The lines from the top of the material below through the line containing "plt.rcParams['font.family'] = ['Liberation" are to be printed exactly, with pictures omitted.

(Records shown):
──────────
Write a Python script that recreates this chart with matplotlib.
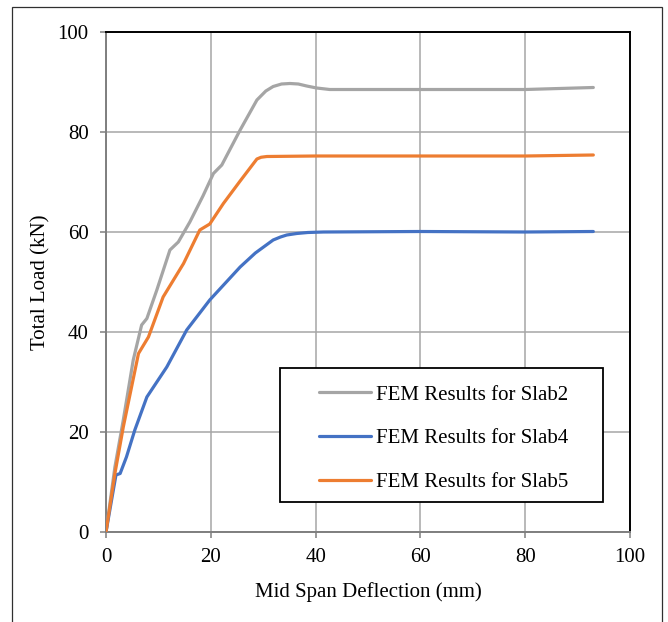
import matplotlib
matplotlib.use("Agg")
import matplotlib.pyplot as plt
from matplotlib.patches import Rectangle

plt.rcParams['font.family'] = ['Liberation Serif', 'DejaVu Serif']

# Slab2 (gray)
slab2_x = [0, 1.7, 3.3, 5.2, 6.8, 7.8, 9.7, 12.2, 13.8, 16, 18.5, 20.5, 22.1, 25.6,
           28.8, 30.5, 31.9, 33.5, 35.1, 36.7, 38.3, 40.2, 42.7, 54.2, 70, 80, 93]
slab2_y = [0, 13, 22.4, 34.4, 41.4, 42.7, 48.4, 56.4, 58, 62, 67.2, 71.7, 73.4, 80.4,
           86.4, 88.2, 89.1, 89.6, 89.7, 89.6, 89.2, 88.8, 88.5, 88.5, 88.5, 88.5, 88.9]
# Slab4 (blue)
slab4_x = [0, 1.9, 2.7, 3.9, 5.5, 7.8, 11.6, 15.4, 19.8, 25.6, 28.5, 31.9, 33.3, 34.5,
           36.4, 38.5, 41.5, 60, 80, 93]
slab4_y = [0, 11.4, 11.7, 15, 20.4, 27, 33, 40.4, 46.4, 53, 55.8, 58.4, 59.0, 59.4,
           59.7, 59.9, 60.0, 60.1, 60.0, 60.1]
# Slab5 (orange)
slab5_x = [0, 1.7, 3.3, 6.2, 8.1, 10.9, 14.8, 17.9, 19.8, 22.4, 25.6, 28.8, 29.6, 30.7,
           40, 60, 80, 93]
slab5_y = [0, 11.7, 21, 35.7, 39, 47, 53.7, 60.4, 61.6, 65.7, 70.2, 74.6, 74.95, 75.1,
           75.2, 75.2, 75.2, 75.4]

labels = ["FEM Results for Slab2", "FEM Results for Slab4", "FEM Results for Slab5"]
colors = ["#A5A5A5", "#4472C4", "#ED7D31"]
x_ticks = [0, 20, 40, 60, 80, 100]
y_ticks = [0, 20, 40, 60, 80, 100]

W, H = 668, 622
fig = plt.figure(figsize=(W / 100, H / 100), dpi=100)
ax = fig.add_axes([106 / W, (H - 532) / H, 524 / W, 500 / H])

for xs, ys, c, lab in zip([slab2_x, slab4_x, slab5_x], [slab2_y, slab4_y, slab5_y], colors, labels):
    ax.plot(xs, ys, color=c, lw=2.3, label=lab, solid_joinstyle='round',
            solid_capstyle='round', zorder=3)

ax.set_xlim(0, 100)
ax.set_ylim(0, 100)
ax.set_xticks(x_ticks)
ax.set_yticks(y_ticks)
ax.grid(True, color="#A6A6A6", lw=1.1, zorder=1)
ax.set_axisbelow(True)

for s in ['top', 'right']:
    ax.spines[s].set_color('black')
    ax.spines[s].set_linewidth(1.4)
for s in ['left', 'bottom']:
    ax.spines[s].set_color('#7F7F7F')
    ax.spines[s].set_linewidth(1.4)

FS = 15
ax.tick_params(axis='both', labelsize=FS, color='#7F7F7F', length=4.5, width=1.1)
ax.tick_params(axis='y', pad=8)
ax.tick_params(axis='x', pad=7)

ax.set_xlabel("Mid Span Deflection (mm)", fontsize=FS, labelpad=11)
ax.set_ylabel("Total Load (kN)", fontsize=FS, labelpad=5)

# legend box
box = Rectangle(((280 - 106) / 524, (532 - 502) / 500), (603 - 280) / 524, (502 - 368) / 500,
                transform=ax.transAxes, facecolor='white', edgecolor='black', lw=1.3, zorder=4)
ax.add_patch(box)
leg = ax.legend(loc='upper left', bbox_to_anchor=((319 - 106) / 524, (532 - 385) / 500),
                frameon=False, fontsize=FS, handlelength=2.5, handletextpad=0.25,
                labelspacing=1.16, borderpad=0, borderaxespad=0)
leg.set_zorder(5)

# outer border
fig.patches.append(Rectangle((12 / W, -0.05), (662 - 12) / W, (H - 7) / H + 0.05,
                             transform=fig.transFigure, fill=False, edgecolor='#303030', lw=0.9))

fig.savefig("out.png", dpi=100)
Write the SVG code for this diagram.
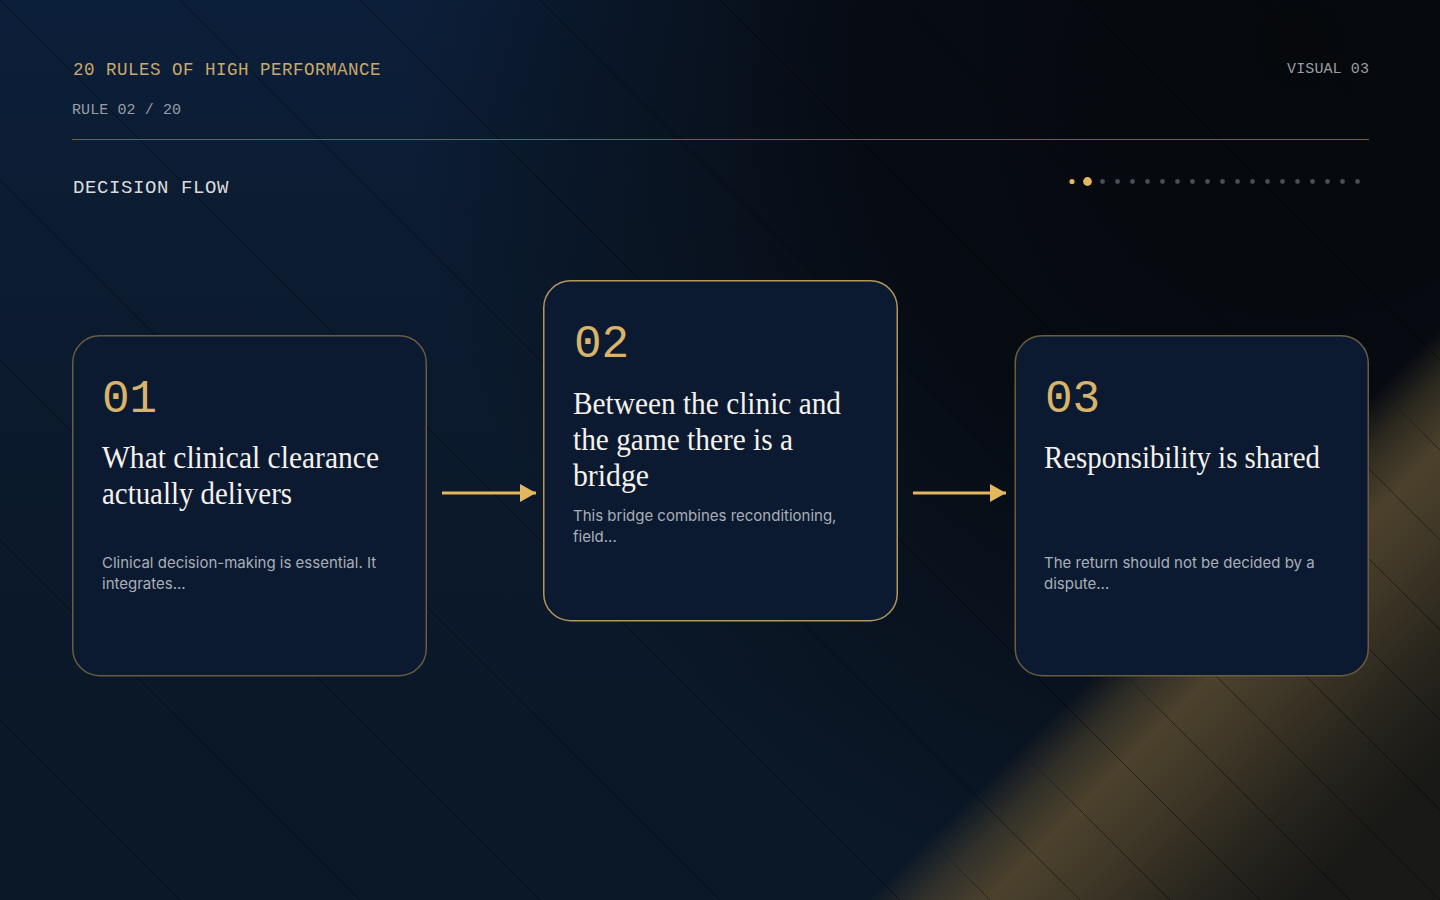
<svg xmlns="http://www.w3.org/2000/svg" width="1440" height="900" viewBox="0 0 1440 900">
  <defs>
    <linearGradient id="navy" x1="0" y1="0" x2="0" y2="900" gradientUnits="userSpaceOnUse">
      <stop offset="0" stop-color="#0c1f3a"/>
      <stop offset="1" stop-color="#0b1828" stop-opacity="0"/>
    </linearGradient>
    <radialGradient id="dark" cx="1300" cy="40" r="900" gradientUnits="userSpaceOnUse">
      <stop offset="0" stop-color="#05070a" stop-opacity="0.97"/>
      <stop offset="0.5" stop-color="#06090e" stop-opacity="0.85"/>
      <stop offset="1" stop-color="#06090e" stop-opacity="0"/>
    </radialGradient>
    <linearGradient id="gold" x1="800" y1="800" x2="1100" y2="1100" gradientUnits="userSpaceOnUse">
      <stop offset="0.28" stop-color="#4f442d" stop-opacity="0"/>
      <stop offset="0.37" stop-color="#4f442d" stop-opacity="0.55"/>
      <stop offset="0.48" stop-color="#4f442d" stop-opacity="0.95"/>
      <stop offset="0.62" stop-color="#433a28" stop-opacity="0.93"/>
      <stop offset="0.82" stop-color="#2a261d" stop-opacity="0.92"/>
      <stop offset="1" stop-color="#1a1915" stop-opacity="0.92"/>
    </linearGradient>
    <linearGradient id="maskGrad" x1="800" y1="800" x2="1100" y2="1100" gradientUnits="userSpaceOnUse">
      <stop offset="0.28" stop-color="#000"/>
      <stop offset="0.48" stop-color="#fff"/>
      <stop offset="1" stop-color="#fff"/>
    </linearGradient>
    <mask id="goldMask" maskUnits="userSpaceOnUse" x="0" y="0" width="1440" height="900">
      <rect width="1440" height="900" fill="url(#maskGrad)"/>
    </mask>
    <marker id="arrow" markerUnits="userSpaceOnUse" markerWidth="17" markerHeight="19" refX="16" refY="9" orient="auto">
      <path d="M0,0 L16,9 L0,18 Z" fill="#e3b75f"/>
    </marker>
    <style>
      .mono { font-family: "Liberation Mono", "DejaVu Sans Mono", monospace; }
      .kicker { font-size: 17.5px; letter-spacing: 0.5px; fill: #c9a96c; }
      .meta { font-size: 15px; letter-spacing: 0.1px; fill: #999ea6; }
      .section { font-size: 19px; letter-spacing: 0.6px; fill: #dcdcdc; }
      .card { fill: #0b1a31; stroke: #6a5c40; stroke-width: 1.5; }
      .card.active { stroke: #b4955a; }
      .num { font-family: "Liberation Mono", "DejaVu Sans Mono", monospace; font-size: 46px; fill: #d8b36a; }
      .title { font-family: "Liberation Serif", "DejaVu Serif", serif; font-size: 31px; fill: #f5f2ec; }
      .body { font-family: Inter, "Noto Sans", "Liberation Sans", sans-serif; font-size: 15px; fill: #a9afb8; }
      .bgline { stroke: #000; stroke-width: 1; stroke-opacity: 0.45; fill: none; }
      .bgline2 { stroke: #000; stroke-width: 1; stroke-opacity: 0.5; fill: none; }
      .dot { fill: #4a4f57; }
      .dot.on { fill: #e3b75f; }
      .connector { stroke: #e3b75f; stroke-width: 3; fill: none; marker-end: url(#arrow); }
    </style>
  </defs>

  <g id="background">
    <rect width="1440" height="900" fill="#0b1828"/>
    <rect width="1440" height="900" fill="url(#navy)"/>
    <rect width="1440" height="900" fill="url(#dark)"/>
    <rect width="1440" height="900" fill="url(#gold)"/>
    <path class="bgline" d="M-1800,0 L-900,900 M-1620,0 L-720,900 M-1440,0 L-540,900 M-1260,0 L-360,900 M-1080,0 L-180,900 M-900,0 L0,900 M-720,0 L180,900 M-540,0 L360,900 M-360,0 L540,900 M-180,0 L720,900 M0,0 L900,900 M180,0 L1080,900 M360,0 L1260,900 M540,0 L1440,900 M720,0 L1620,900 M900,0 L1800,900 M1080,0 L1980,900 M1260,0 L2160,900 M1440,0 L2340,900"/>
    <path class="bgline2" mask="url(#goldMask)" d="M-810,0 L90,900 M-630,0 L270,900 M-450,0 L450,900 M-270,0 L630,900 M-90,0 L810,900 M90,0 L990,900 M270,0 L1170,900 M450,0 L1350,900 M630,0 L1530,900 M810,0 L1710,900 M990,0 L1890,900 M1170,0 L2070,900 M1350,0 L2250,900"/>
  </g>

  <g id="header">
    <text class="mono kicker" x="73" y="75">20 RULES OF HIGH PERFORMANCE</text>
    <text class="mono meta" x="72" y="114">RULE 02 / 20</text>
    <text class="mono meta" x="1369" y="73" text-anchor="end">VISUAL 03</text>
    <line x1="72" y1="139.5" x2="1369" y2="139.5" stroke="#74603b" stroke-width="1"/>
    <text class="mono section" x="73" y="193">DECISION FLOW</text>
  </g>

  <g id="progress">
    <circle class="dot on" cx="1072" cy="181.5" r="2.6"/>
    <circle class="dot on" cx="1087.5" cy="181.5" r="4.4"/>
    <circle class="dot" cx="1102.5" cy="181.5" r="2.4"/>
    <circle class="dot" cx="1117.5" cy="181.5" r="2.4"/>
    <circle class="dot" cx="1132.5" cy="181.5" r="2.4"/>
    <circle class="dot" cx="1147.5" cy="181.5" r="2.4"/>
    <circle class="dot" cx="1162.5" cy="181.5" r="2.4"/>
    <circle class="dot" cx="1177.5" cy="181.5" r="2.4"/>
    <circle class="dot" cx="1192.5" cy="181.5" r="2.4"/>
    <circle class="dot" cx="1207.5" cy="181.5" r="2.4"/>
    <circle class="dot" cx="1222.5" cy="181.5" r="2.4"/>
    <circle class="dot" cx="1237.5" cy="181.5" r="2.4"/>
    <circle class="dot" cx="1252.5" cy="181.5" r="2.4"/>
    <circle class="dot" cx="1267.5" cy="181.5" r="2.4"/>
    <circle class="dot" cx="1282.5" cy="181.5" r="2.4"/>
    <circle class="dot" cx="1297.5" cy="181.5" r="2.4"/>
    <circle class="dot" cx="1312.5" cy="181.5" r="2.4"/>
    <circle class="dot" cx="1327.5" cy="181.5" r="2.4"/>
    <circle class="dot" cx="1342.5" cy="181.5" r="2.4"/>
    <circle class="dot" cx="1357.5" cy="181.5" r="2.4"/>
  </g>

  <g id="connectors">
    <line class="connector" x1="442" y1="493" x2="536" y2="493"/>
    <line class="connector" x1="913" y1="493" x2="1006" y2="493"/>
  </g>

  <g id="node-01">
    <rect class="card" x="72.75" y="335.75" width="353.5" height="340" rx="27"/>
    <text class="num" x="102" y="412">01</text>
    <text class="title" x="102" y="468" textLength="277" lengthAdjust="spacingAndGlyphs">What clinical clearance</text>
    <text class="title" x="102" y="504" textLength="190" lengthAdjust="spacingAndGlyphs">actually delivers</text>
    <text class="body" x="102" y="568">Clinical decision-making is essential. It</text>
    <text class="body" x="102" y="589">integrates...</text>
  </g>

  <g id="node-02">
    <rect class="card active" x="543.75" y="280.75" width="353.5" height="340" rx="27"/>
    <text class="num" x="574" y="357">02</text>
    <text class="title" x="573" y="414" textLength="268" lengthAdjust="spacingAndGlyphs">Between the clinic and</text>
    <text class="title" x="573" y="450" textLength="220" lengthAdjust="spacingAndGlyphs">the game there is a</text>
    <text class="title" x="573" y="486" textLength="76" lengthAdjust="spacingAndGlyphs">bridge</text>
    <text class="body" x="573" y="521">This bridge combines reconditioning,</text>
    <text class="body" x="573" y="542">field...</text>
  </g>

  <g id="node-03">
    <rect class="card" x="1015.25" y="335.75" width="353" height="340" rx="27"/>
    <text class="num" x="1045" y="412">03</text>
    <text class="title" x="1044" y="468" textLength="276" lengthAdjust="spacingAndGlyphs">Responsibility is shared</text>
    <text class="body" x="1044" y="568">The return should not be decided by a</text>
    <text class="body" x="1044" y="589">dispute...</text>
  </g>
</svg>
──────────
(Solution below):
Write a Python script that recreates this chart with matplotlib.
import matplotlib
matplotlib.use("Agg")
import matplotlib.pyplot as plt
from matplotlib.patches import Rectangle

plt.rcParams['font.family'] = ['Liberation Serif', 'DejaVu Serif']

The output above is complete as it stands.